Naquele dia, nasceu Mariza Marlene Bonini. “Soube dessa história antes de namorar a Mariza. Ela não fazia parte do meu círculo de amizade. Em 1947, participei da peça Branca de Neve e os Sete Anões. Ela foi a Branca de Neve e eu, o Atchim. O Ednelson Franco fez o príncipe. Mas, na vida real, em São Roque, o Atchim casou-se com a Branca de Neve, em 5 de julho de 1962”, relembrou em entrevista ao programa Linha Aberta em 31 de julho de 2021. O ator Juca de Oliveira (16 de março de 1935) também veio ao mundo pela mãos de Nhá Vita.
Na Câmara dos Deputados tramita o projeto de lei (PL 912/2019) que regulamenta a profissão das parteiras tradicionais e prevê qualificação básica de parteira tradicional pelo Ministério da Saúde ou secretarias estaduais de Saúde, além do pagamento de um salário mínimo.
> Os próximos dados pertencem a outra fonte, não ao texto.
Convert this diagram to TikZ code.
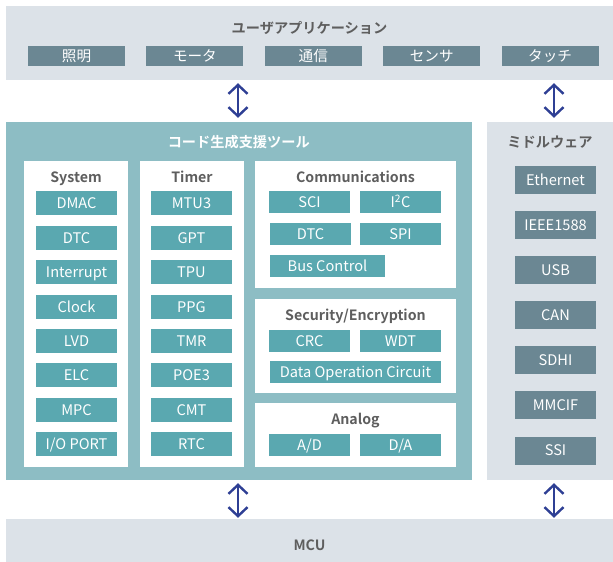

Desde 2015, no dia 20 de janeiro, comemora-se o Dia Nacional da Parteira Tradicional, com base na data de nascimento de Juliana Magave de Souza, nascida em 1908 e falecida em 2005, considerada a parteira mais antiga na região de Macapá (Amapá). O Dia Internacional da Parteira é lembrado em 5 de maio, por iniciativa da Organização Mundial da Saúde.